After reflecting on my own conflicts I have come up with a couple empowering and limiting beliefs on why I struggled with success in wrestling as an adolescent.

Empowering Beliefs:

  1. I know how to work hard and push myself and others in practice.  I believe I work as hard if not harder than my opponents in practice.
  2. I pick up on good physical technique rather quickly.  I overcome the learning curve of various physical techniques rather quickly.  I have a knack for being able to “feel” that I am moving in the correct manner.  Opposite of that, I can feel if my practice partner is executing proper technique as well.
  3. I am an extremely good teacher at physical techniques as well.  I think it is a result of the “feel” skill I possess.
  4. I demand perfection in doing the technique correctly.  I believe “practice makes perfect” only if the “practice” part is executed correctly.

Limiting beliefs:

  1. I am a people pleaser.  I put others feelings and beliefs ahead of mine.  I hate to let others down.  This one in of its self is not too bad, but when you couple it with the next one, it becomes poisonous.
  2. I fear the expenditure of large quantities of energy into something to only fail at it.  So entering a contest, or venture that requires large sums of work, and their is no certain success creates anxiety within me.
  3. I created a comfort zone as a child to deal with the less than stellar parenting skills of my mother.  I learned from her that failure is failure and not a learning experience.  Any type of failure in wrestling was followed by extreme ridicule and sometimes violence.  My comfort zone consisted of complete shut down from the rest of the world.  I would just sit there and take the abuse.  To fight it was futile, and a fight would only prolong the experience.  I learned very quickly to shut up, and not “poke the bear”.  The major problem I think that came from this was that I was unaware of it, and it started to spill into the rest of my life.
  4. The “comfort zone” spawned into a win-loss mentality that took over my life.  It was easier to take the loss and give up than to push forward and win.  Simple “disagreements” with people about trivial stuff would result in my just “going along” with them so I wouldn’t have to be in a confrontation.  This was truly selling myself out and it indeed created pain, but I had a way of coping.

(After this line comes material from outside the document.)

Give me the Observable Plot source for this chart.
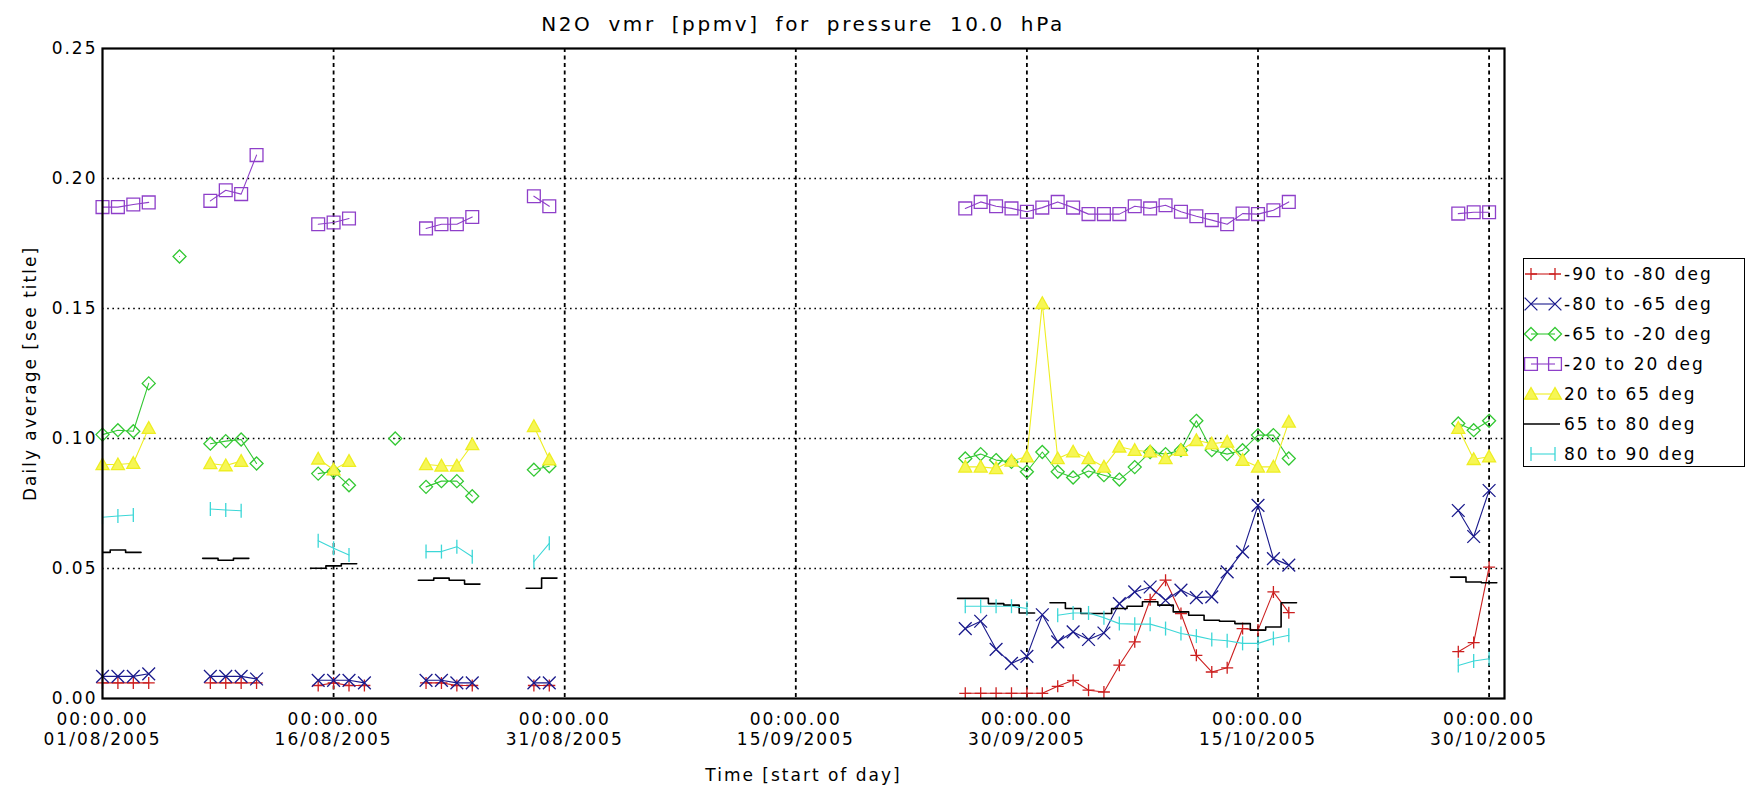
<!DOCTYPE html>
<html><head><meta charset="utf-8">
<script src="https://cdn.jsdelivr.net/npm/d3@7"></script>
<script src="https://cdn.jsdelivr.net/npm/@observablehq/plot@0.6"></script>
<style>
body{margin:0;background:#fff;}
#wrap{position:relative;width:1756px;height:787px;font-family:"DejaVu Sans",sans-serif;color:#000;overflow:hidden;}
#title{height:40px;box-sizing:border-box;padding-top:13px;margin-left:102px;width:1402px;text-align:center;font-size:20px;line-height:22px;letter-spacing:2.6px;word-spacing:7px;white-space:pre;}
#chart svg text{letter-spacing:2px;}
#legend{position:absolute;left:1523px;top:258px;width:222px;height:209px;border:1.5px solid #000;box-sizing:border-box;font-size:17px;letter-spacing:2px;background:#fff;}
.row{position:absolute;left:0;height:30px;width:100%;}
.row svg{position:absolute;left:0;top:0;}
.row span{position:absolute;left:40px;top:0;line-height:30px;white-space:pre;}
</style></head>
<body>
<div id="wrap">
  <div id="title">N2O vmr [ppmv] for pressure 10.0 hPa</div>
  <div id="chart"></div>
  <div id="legend"></div>
</div>
<script>
// ---- data ----
const seriesNames = ["-90 to -80 deg", "-80 to -65 deg", "-65 to -20 deg", "-20 to 20 deg", "20 to 65 deg", "65 to 80 deg", "80 to 90 deg"];
const seriesColors = ["#cc1f1f", "#1a1a8c", "#33c833", "#8e3fc9", "#eeee22", "#000000", "#3cd7d7"];

// each entry: [first day of a run of consecutive daily values, values]
const lat90to80S = [
  ["2005-08-01", [0.006, 0.006, 0.006, 0.006]],
  ["2005-08-08", [0.006, 0.006, 0.006, 0.006]],
  ["2005-08-15", [0.005, 0.006, 0.005, 0.005]],
  ["2005-08-22", [0.006, 0.006, 0.005, 0.005]],
  ["2005-08-29", [0.005, 0.005]],
  ["2005-09-26", [0.002, 0.002, 0.002, 0.002, 0.002, 0.002, 0.0047, 0.007, 0.0032, 0.0025, 0.0128, 0.0218, 0.038, 0.0455, 0.0327, 0.0166, 0.0102, 0.0118, 0.0269, 0.0263, 0.041, 0.0330]],
  ["2005-10-28", [0.018, 0.0215, 0.0505]]
];
const lat80to65S = [
  ["2005-08-01", [0.0085, 0.0085, 0.0085, 0.0095]],
  ["2005-08-08", [0.0085, 0.0085, 0.0085, 0.0075]],
  ["2005-08-15", [0.007, 0.007, 0.007, 0.006]],
  ["2005-08-22", [0.007, 0.007, 0.006, 0.006]],
  ["2005-08-29", [0.006, 0.006]],
  ["2005-09-26", [0.0269, 0.0297, 0.0189, 0.0135, 0.0162, 0.0322, 0.0218, 0.0256, 0.0227, 0.0252, 0.0365, 0.041, 0.0429, 0.0378, 0.0417, 0.0388, 0.0391, 0.0487, 0.0564, 0.0743, 0.0538, 0.0513]],
  ["2005-10-28", [0.0723, 0.0623, 0.080]]
];
const lat65to20S = [
  ["2005-08-01", [0.1015, 0.1032, 0.1028, 0.1212]],
  ["2005-08-06", [0.170]],
  ["2005-08-08", [0.098, 0.099, 0.0996, 0.0904]],
  ["2005-08-15", [0.0865, 0.0874, 0.082]],
  ["2005-08-20", [0.100]],
  ["2005-08-22", [0.0814, 0.0836, 0.0836, 0.0778]],
  ["2005-08-29", [0.088, 0.0893]],
  ["2005-09-26", [0.0923, 0.094, 0.0917, 0.091, 0.0872, 0.0948, 0.0872, 0.085, 0.0875, 0.0859, 0.0842, 0.089, 0.0948, 0.094, 0.0955, 0.1068, 0.0955, 0.094, 0.0955, 0.1013, 0.1013, 0.0923]],
  ["2005-10-28", [0.1058, 0.1032, 0.1068]]
];
const lat20Sto20N = [
  ["2005-08-01", [0.189, 0.189, 0.190, 0.1908]],
  ["2005-08-08", [0.1914, 0.1955, 0.194, 0.209]],
  ["2005-08-15", [0.1824, 0.1831, 0.1846]],
  ["2005-08-22", [0.1808, 0.1824, 0.1824, 0.1852]],
  ["2005-08-29", [0.1932, 0.1893]],
  ["2005-09-26", [0.1885, 0.1910, 0.1893, 0.1885, 0.1872, 0.1888, 0.1910, 0.1888, 0.1863, 0.1863, 0.1863, 0.1893, 0.1885, 0.1897, 0.1872, 0.1855, 0.1840, 0.1824, 0.1865, 0.1863, 0.1878, 0.1910]],
  ["2005-10-28", [0.1865, 0.187, 0.187]]
];
const lat20to65N = [
  ["2005-08-01", [0.090, 0.090, 0.0905, 0.104]],
  ["2005-08-08", [0.0904, 0.0896, 0.0913]],
  ["2005-08-15", [0.0922, 0.088, 0.0913]],
  ["2005-08-22", [0.090, 0.0895, 0.0895, 0.0977]],
  ["2005-08-29", [0.1047, 0.0919]],
  ["2005-09-26", [0.0891, 0.0891, 0.0885, 0.0914, 0.093, 0.152, 0.0923, 0.0949, 0.0923, 0.0891, 0.0968, 0.0955, 0.0949, 0.0923, 0.0955, 0.0993, 0.098, 0.0987, 0.0917, 0.0891, 0.0891, 0.1064]],
  ["2005-10-28", [0.104, 0.092, 0.093]]
];
const lat65to80N = [
  ["2005-08-01", [0.0562, 0.0571, 0.0562]],
  ["2005-08-08", [0.0539, 0.0532, 0.0539]],
  ["2005-08-15", [0.0501, 0.051, 0.0518]],
  ["2005-08-22", [0.0455, 0.0463, 0.0455, 0.044]],
  ["2005-08-29", [0.0424, 0.0463]],
  ["2005-09-26", [0.0385, 0.0385, 0.0365, 0.0359, 0.0329]],
  ["2005-10-02", [0.0368, 0.0346, 0.0327, 0.0327, 0.0346, 0.0355, 0.0372, 0.0359, 0.0333, 0.032, 0.0301, 0.0297, 0.0288, 0.0263, 0.0275, 0.0368]],
  ["2005-10-28", [0.0467, 0.0448, 0.0445]]
];
const lat80to90N = [
  ["2005-08-01", [0.0697, 0.0702, 0.0706]],
  ["2005-08-08", [0.0729, 0.0725, 0.0722]],
  ["2005-08-15", [0.0607, 0.0578, 0.0552]],
  ["2005-08-22", [0.0565, 0.0565, 0.0584, 0.0545]],
  ["2005-08-29", [0.0526, 0.0597]],
  ["2005-09-26", [0.0355, 0.0355, 0.0355, 0.0355, 0.0346]],
  ["2005-10-02", [0.032, 0.0329, 0.0329, 0.0311, 0.0288, 0.0286, 0.0286, 0.0269, 0.025, 0.024, 0.0227, 0.0222, 0.0212, 0.0212, 0.0231, 0.0243]],
  ["2005-10-28", [0.0127, 0.0144, 0.0153]]
];

const xTickDates = ["2005-08-01", "2005-08-16", "2005-08-31", "2005-09-15", "2005-09-30", "2005-10-15", "2005-10-30"];
const yTicks = [0, 0.05, 0.10, 0.15, 0.20, 0.25];
const xDomain = ["2005-08-01", "2005-10-31"];

// ---- build ----
const allSeries = [lat90to80S, lat80to65S, lat65to20S, lat20Sto20N, lat20to65N, lat65to80N, lat80to90N];
const DAY = 864e5;

// custom marker shapes; radius taken from the dot size
const rad = s => Math.sqrt(s / Math.PI);
const symbols = {
  plus: {draw(c, s) { const r = rad(s); c.moveTo(-r, 0); c.lineTo(r, 0); c.moveTo(0, -r); c.lineTo(0, r); }},
  times: {draw(c, s) { const r = rad(s) * 0.75; c.moveTo(-r, -r); c.lineTo(r, r); c.moveTo(-r, r); c.lineTo(r, -r); }},
  diamond: {draw(c, s) { const r = rad(s); c.moveTo(0, -r); c.lineTo(r, 0); c.lineTo(0, r); c.lineTo(-r, 0); c.closePath(); }},
  square: {draw(c, s) { const r = rad(s) * 0.8; c.rect(-r, -r, 2 * r, 2 * r); }},
  triangle: {draw(c, s) { const r = rad(s); c.moveTo(0, -r); c.lineTo(r, r * 0.8); c.lineTo(-r, r * 0.8); c.closePath(); }},
  vbar: {draw(c, s) { const r = rad(s); c.moveTo(0, -r); c.lineTo(0, r); }}
};
const seriesSymbol = [symbols.plus, symbols.times, symbols.diamond, symbols.square, symbols.triangle, null, symbols.vbar];
const seriesR = [6, 8.5, 6.5, 8, 6.5, 0, 7];
const seriesFill = ["none", "none", "none", "none", "#f6f655", "none", "none"];

function toRows(segs, si) {
  const out = [];
  segs.forEach(([start, vals], k) => {
    const t0 = new Date(start).getTime();
    vals.forEach((v, i) => out.push({s: si, key: si + "-" + k, date: new Date(t0 + i * DAY), value: v}));
  });
  return out;
}
// histogram-style (step) rows: half a day extension at both ends of each run
function toStepRows(segs, si) {
  const out = [];
  segs.forEach(([start, vals], k) => {
    const t0 = new Date(start).getTime();
    const key = si + "-" + k;
    out.push({key, date: new Date(t0 - DAY / 2), value: vals[0]});
    vals.forEach((v, i) => out.push({key, date: new Date(t0 + i * DAY), value: v}));
    out.push({key, date: new Date(t0 + (vals.length - 0.5) * DAY), value: vals[vals.length - 1]});
  });
  return out;
}

const marks = [
  Plot.ruleY(yTicks.filter(v => v > 0 && v < 0.25), {stroke: "#000", strokeWidth: 1.3, strokeDasharray: "1.6,3.6"}),
  Plot.ruleX(xTickDates.slice(1).map(d => new Date(d)), {stroke: "#000", strokeWidth: 1.8, strokeDasharray: "4,3.5"})
];
allSeries.forEach((segs, si) => {
  const color = seriesColors[si];
  if (seriesSymbol[si] === null) {
    marks.push(Plot.line(toStepRows(segs, si), {x: "date", y: "value", z: "key", stroke: color, strokeWidth: 1.6, curve: "step", clip: true}));
  } else {
    const rows = toRows(segs, si);
    marks.push(Plot.line(rows, {x: "date", y: "value", z: "key", stroke: color, strokeWidth: 1.1, clip: true}));
    marks.push(Plot.dot(rows, {x: "date", y: "value", symbol: seriesSymbol[si], r: seriesR[si], stroke: color, fill: seriesFill[si], strokeWidth: 1.3}));
  }
});
marks.push(Plot.frame({stroke: "#000", strokeWidth: 2.2}));
marks.push(Plot.axisY({ticks: yTicks, tickSize: 0, tickPadding: 5, tickFormat: d3.format(".2f"),
  label: "Daily average [see title]", labelAnchor: "center", labelOffset: 79, labelArrow: "none", fontSize: 17}));
marks.push(Plot.axisX({ticks: xTickDates.map(d => new Date(d)), tickSize: 0, tickPadding: 12,
  tickFormat: d => "00:00.00\n" + d3.utcFormat("%d/%m/%Y")(d), lineHeight: 1.18,
  label: "Time [start of day]", labelAnchor: "center", labelOffset: 82, labelArrow: "none", fontSize: 17}));

const chart = Plot.plot({
  width: 1756, height: 747,
  marginLeft: 102, marginRight: 252, marginTop: 8, marginBottom: 89,
  style: {fontFamily: "DejaVu Sans", fontSize: "17px", background: "white", color: "black", overflow: "visible"},
  x: {type: "utc", domain: xDomain.map(d => new Date(d))},
  y: {domain: [0, 0.25]},
  marks
});
document.getElementById("chart").appendChild(chart);

// ---- legend ----
const legend = document.getElementById("legend");
seriesNames.forEach((name, si) => {
  const row = document.createElement("div");
  row.className = "row";
  row.style.top = (si * 30 + 0) + "px";
  const color = seriesColors[si];
  let svg = `<svg width="40" height="30">`;
  if (seriesSymbol[si] === null) {
    svg += `<line x1="0" x2="36" y1="15" y2="15" stroke="${color}" stroke-width="1.6"/>`;
  } else {
    svg += `<line x1="7" x2="31" y1="15" y2="15" stroke="${color}" stroke-width="1.1"/>`;
    const p = d3.symbol(seriesSymbol[si], Math.PI * seriesR[si] ** 2)();
    for (const cx of [7, 31]) svg += `<path transform="translate(${cx},15)" d="${p}" stroke="${color}" fill="${seriesFill[si]}" stroke-width="1.3"/>`;
  }
  svg += `</svg>`;
  row.innerHTML = svg + `<span>${name}</span>`;
  legend.appendChild(row);
});
</script>
</body></html>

The internal conflict can be spelled out as follows.  I know how to practice and work like a champion, but my fear of failure and my loss-win mentality hand-cuffs me from ever being a champion.  Essentially my mind is sabotaging my body.  The bright spot here is that I am aware of all this.  The knowledge is on the table.  Couple this knowledge with the fact that my old comfort zone is more painful than the journey to change this habit, I am well on my way to setting new and better habits.